_TASK TO CARRY OUT_:
The records underneath are to be repeated exactly, with the pictures left out.

>> Start DATA ROWS

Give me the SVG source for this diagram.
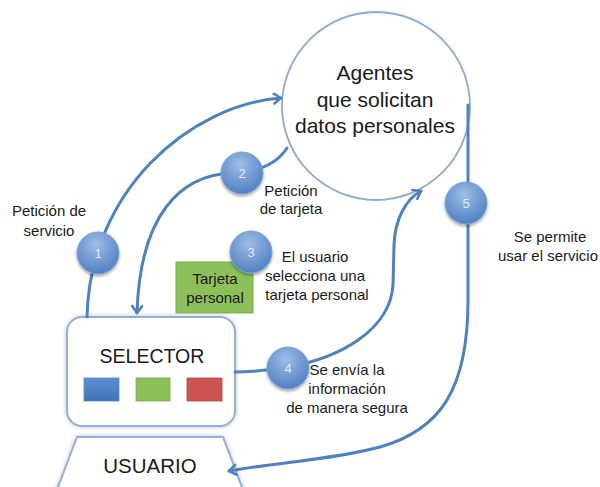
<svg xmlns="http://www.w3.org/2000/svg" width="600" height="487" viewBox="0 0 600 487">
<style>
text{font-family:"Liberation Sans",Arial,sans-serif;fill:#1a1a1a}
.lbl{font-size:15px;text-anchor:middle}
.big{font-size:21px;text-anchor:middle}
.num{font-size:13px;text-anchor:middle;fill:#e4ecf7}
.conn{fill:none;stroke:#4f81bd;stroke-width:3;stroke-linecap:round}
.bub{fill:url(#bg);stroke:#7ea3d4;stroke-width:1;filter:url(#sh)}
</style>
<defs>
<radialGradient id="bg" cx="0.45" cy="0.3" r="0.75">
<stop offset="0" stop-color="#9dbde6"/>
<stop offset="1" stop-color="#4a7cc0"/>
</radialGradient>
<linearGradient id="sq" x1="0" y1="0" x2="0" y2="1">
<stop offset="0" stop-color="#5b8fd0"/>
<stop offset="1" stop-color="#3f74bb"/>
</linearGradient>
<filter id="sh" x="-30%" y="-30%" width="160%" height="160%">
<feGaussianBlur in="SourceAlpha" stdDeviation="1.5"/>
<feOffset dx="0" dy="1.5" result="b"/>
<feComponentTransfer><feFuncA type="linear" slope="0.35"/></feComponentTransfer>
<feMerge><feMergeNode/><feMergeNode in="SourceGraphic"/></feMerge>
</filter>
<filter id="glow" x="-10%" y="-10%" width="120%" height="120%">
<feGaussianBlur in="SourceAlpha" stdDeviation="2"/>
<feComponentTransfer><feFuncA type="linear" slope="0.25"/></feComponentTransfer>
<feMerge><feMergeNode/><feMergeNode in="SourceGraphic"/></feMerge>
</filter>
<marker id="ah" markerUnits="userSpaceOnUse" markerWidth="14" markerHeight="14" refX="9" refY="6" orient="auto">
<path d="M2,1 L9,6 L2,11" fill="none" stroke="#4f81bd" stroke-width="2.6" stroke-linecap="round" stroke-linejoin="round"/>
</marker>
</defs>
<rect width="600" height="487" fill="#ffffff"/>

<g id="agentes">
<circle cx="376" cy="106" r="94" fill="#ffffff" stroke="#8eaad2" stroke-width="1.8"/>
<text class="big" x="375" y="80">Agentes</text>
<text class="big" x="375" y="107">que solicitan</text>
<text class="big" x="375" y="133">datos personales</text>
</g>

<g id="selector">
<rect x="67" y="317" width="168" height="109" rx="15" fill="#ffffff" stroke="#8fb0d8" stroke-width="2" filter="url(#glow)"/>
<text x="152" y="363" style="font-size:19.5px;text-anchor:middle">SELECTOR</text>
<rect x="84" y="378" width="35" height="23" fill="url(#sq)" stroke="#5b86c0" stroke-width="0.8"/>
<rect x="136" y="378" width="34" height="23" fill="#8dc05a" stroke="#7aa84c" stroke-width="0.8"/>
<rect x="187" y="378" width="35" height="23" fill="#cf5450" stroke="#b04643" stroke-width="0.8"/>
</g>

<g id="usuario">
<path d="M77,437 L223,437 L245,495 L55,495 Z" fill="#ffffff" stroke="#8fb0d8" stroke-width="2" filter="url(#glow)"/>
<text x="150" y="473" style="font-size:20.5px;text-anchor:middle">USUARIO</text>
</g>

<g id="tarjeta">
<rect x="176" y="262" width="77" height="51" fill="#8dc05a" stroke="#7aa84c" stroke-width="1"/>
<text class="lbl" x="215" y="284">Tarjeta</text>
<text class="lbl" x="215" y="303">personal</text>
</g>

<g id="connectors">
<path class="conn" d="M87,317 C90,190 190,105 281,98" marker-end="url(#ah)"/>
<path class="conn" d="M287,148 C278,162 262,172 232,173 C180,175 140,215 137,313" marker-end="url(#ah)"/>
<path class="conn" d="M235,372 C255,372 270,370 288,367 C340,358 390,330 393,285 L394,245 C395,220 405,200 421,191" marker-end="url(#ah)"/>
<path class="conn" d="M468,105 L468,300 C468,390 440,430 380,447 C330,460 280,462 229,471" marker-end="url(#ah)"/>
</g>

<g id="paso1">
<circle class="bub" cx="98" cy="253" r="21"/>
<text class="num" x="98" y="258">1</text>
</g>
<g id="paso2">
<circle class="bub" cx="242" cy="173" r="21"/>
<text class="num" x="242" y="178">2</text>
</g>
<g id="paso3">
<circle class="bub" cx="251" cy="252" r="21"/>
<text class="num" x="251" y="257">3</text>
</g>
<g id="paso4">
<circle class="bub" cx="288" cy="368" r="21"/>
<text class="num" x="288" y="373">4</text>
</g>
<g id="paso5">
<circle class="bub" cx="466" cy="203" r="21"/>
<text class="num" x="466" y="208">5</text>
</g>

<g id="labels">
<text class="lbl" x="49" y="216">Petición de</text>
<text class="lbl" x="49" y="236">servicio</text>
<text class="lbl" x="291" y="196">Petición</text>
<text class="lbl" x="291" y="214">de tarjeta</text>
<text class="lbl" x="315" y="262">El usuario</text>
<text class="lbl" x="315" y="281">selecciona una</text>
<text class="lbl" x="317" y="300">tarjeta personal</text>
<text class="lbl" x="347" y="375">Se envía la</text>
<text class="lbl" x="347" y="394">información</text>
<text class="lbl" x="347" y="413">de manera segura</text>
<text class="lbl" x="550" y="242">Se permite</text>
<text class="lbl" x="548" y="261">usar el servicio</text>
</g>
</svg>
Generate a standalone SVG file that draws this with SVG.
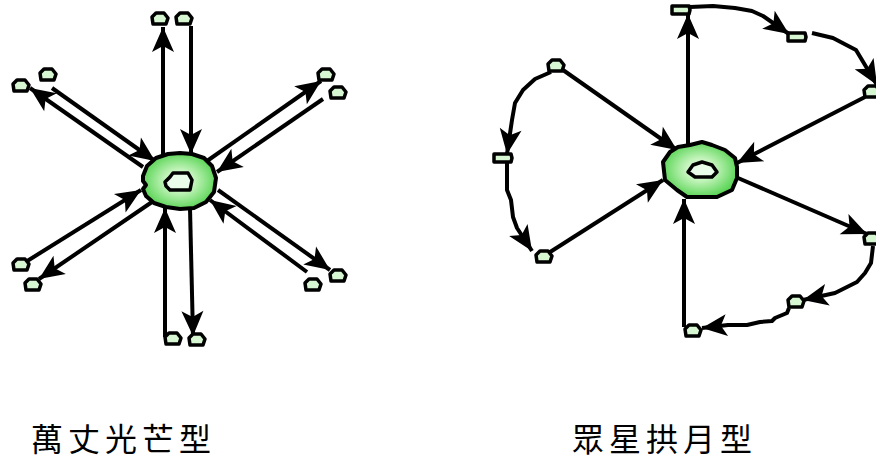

>> End DATA ROWS

_OUTPUT_:
Give me the SVG source for this diagram.
<svg xmlns="http://www.w3.org/2000/svg" width="600" height="487" viewBox="0 0 600 487">
<style>
text{font-family:"Liberation Sans",Arial,sans-serif;fill:#1a1a1a}
.lbl{font-size:15px;text-anchor:middle}
.big{font-size:21px;text-anchor:middle}
.num{font-size:13px;text-anchor:middle;fill:#e4ecf7}
.conn{fill:none;stroke:#4f81bd;stroke-width:3;stroke-linecap:round}
.bub{fill:url(#bg);stroke:#7ea3d4;stroke-width:1;filter:url(#sh)}
</style>
<defs>
<radialGradient id="bg" cx="0.45" cy="0.3" r="0.75">
<stop offset="0" stop-color="#9dbde6"/>
<stop offset="1" stop-color="#4a7cc0"/>
</radialGradient>
<linearGradient id="sq" x1="0" y1="0" x2="0" y2="1">
<stop offset="0" stop-color="#5b8fd0"/>
<stop offset="1" stop-color="#3f74bb"/>
</linearGradient>
<filter id="sh" x="-30%" y="-30%" width="160%" height="160%">
<feGaussianBlur in="SourceAlpha" stdDeviation="1.5"/>
<feOffset dx="0" dy="1.5" result="b"/>
<feComponentTransfer><feFuncA type="linear" slope="0.35"/></feComponentTransfer>
<feMerge><feMergeNode/><feMergeNode in="SourceGraphic"/></feMerge>
</filter>
<filter id="glow" x="-10%" y="-10%" width="120%" height="120%">
<feGaussianBlur in="SourceAlpha" stdDeviation="2"/>
<feComponentTransfer><feFuncA type="linear" slope="0.25"/></feComponentTransfer>
<feMerge><feMergeNode/><feMergeNode in="SourceGraphic"/></feMerge>
</filter>
<marker id="ah" markerUnits="userSpaceOnUse" markerWidth="14" markerHeight="14" refX="9" refY="6" orient="auto">
<path d="M2,1 L9,6 L2,11" fill="none" stroke="#4f81bd" stroke-width="2.6" stroke-linecap="round" stroke-linejoin="round"/>
</marker>
</defs>
<rect width="600" height="487" fill="#ffffff"/>

<g id="agentes">
<circle cx="376" cy="106" r="94" fill="#ffffff" stroke="#8eaad2" stroke-width="1.8"/>
<text class="big" x="375" y="80">Agentes</text>
<text class="big" x="375" y="107">que solicitan</text>
<text class="big" x="375" y="133">datos personales</text>
</g>

<g id="selector">
<rect x="67" y="317" width="168" height="109" rx="15" fill="#ffffff" stroke="#8fb0d8" stroke-width="2" filter="url(#glow)"/>
<text x="152" y="363" style="font-size:19.5px;text-anchor:middle">SELECTOR</text>
<rect x="84" y="378" width="35" height="23" fill="url(#sq)" stroke="#5b86c0" stroke-width="0.8"/>
<rect x="136" y="378" width="34" height="23" fill="#8dc05a" stroke="#7aa84c" stroke-width="0.8"/>
<rect x="187" y="378" width="35" height="23" fill="#cf5450" stroke="#b04643" stroke-width="0.8"/>
</g>

<g id="usuario">
<path d="M77,437 L223,437 L245,495 L55,495 Z" fill="#ffffff" stroke="#8fb0d8" stroke-width="2" filter="url(#glow)"/>
<text x="150" y="473" style="font-size:20.5px;text-anchor:middle">USUARIO</text>
</g>

<g id="tarjeta">
<rect x="176" y="262" width="77" height="51" fill="#8dc05a" stroke="#7aa84c" stroke-width="1"/>
<text class="lbl" x="215" y="284">Tarjeta</text>
<text class="lbl" x="215" y="303">personal</text>
</g>

<g id="connectors">
<path class="conn" d="M87,317 C90,190 190,105 281,98" marker-end="url(#ah)"/>
<path class="conn" d="M287,148 C278,162 262,172 232,173 C180,175 140,215 137,313" marker-end="url(#ah)"/>
<path class="conn" d="M235,372 C255,372 270,370 288,367 C340,358 390,330 393,285 L394,245 C395,220 405,200 421,191" marker-end="url(#ah)"/>
<path class="conn" d="M468,105 L468,300 C468,390 440,430 380,447 C330,460 280,462 229,471" marker-end="url(#ah)"/>
</g>

<g id="paso1">
<circle class="bub" cx="98" cy="253" r="21"/>
<text class="num" x="98" y="258">1</text>
</g>
<g id="paso2">
<circle class="bub" cx="242" cy="173" r="21"/>
<text class="num" x="242" y="178">2</text>
</g>
<g id="paso3">
<circle class="bub" cx="251" cy="252" r="21"/>
<text class="num" x="251" y="257">3</text>
</g>
<g id="paso4">
<circle class="bub" cx="288" cy="368" r="21"/>
<text class="num" x="288" y="373">4</text>
</g>
<g id="paso5">
<circle class="bub" cx="466" cy="203" r="21"/>
<text class="num" x="466" y="208">5</text>
</g>

<g id="labels">
<text class="lbl" x="49" y="216">Petición de</text>
<text class="lbl" x="49" y="236">servicio</text>
<text class="lbl" x="291" y="196">Petición</text>
<text class="lbl" x="291" y="214">de tarjeta</text>
<text class="lbl" x="315" y="262">El usuario</text>
<text class="lbl" x="315" y="281">selecciona una</text>
<text class="lbl" x="317" y="300">tarjeta personal</text>
<text class="lbl" x="347" y="375">Se envía la</text>
<text class="lbl" x="347" y="394">información</text>
<text class="lbl" x="347" y="413">de manera segura</text>
<text class="lbl" x="550" y="242">Se permite</text>
<text class="lbl" x="548" y="261">usar el servicio</text>
</g>
</svg>
Generate a standalone SVG file that draws this with SVG.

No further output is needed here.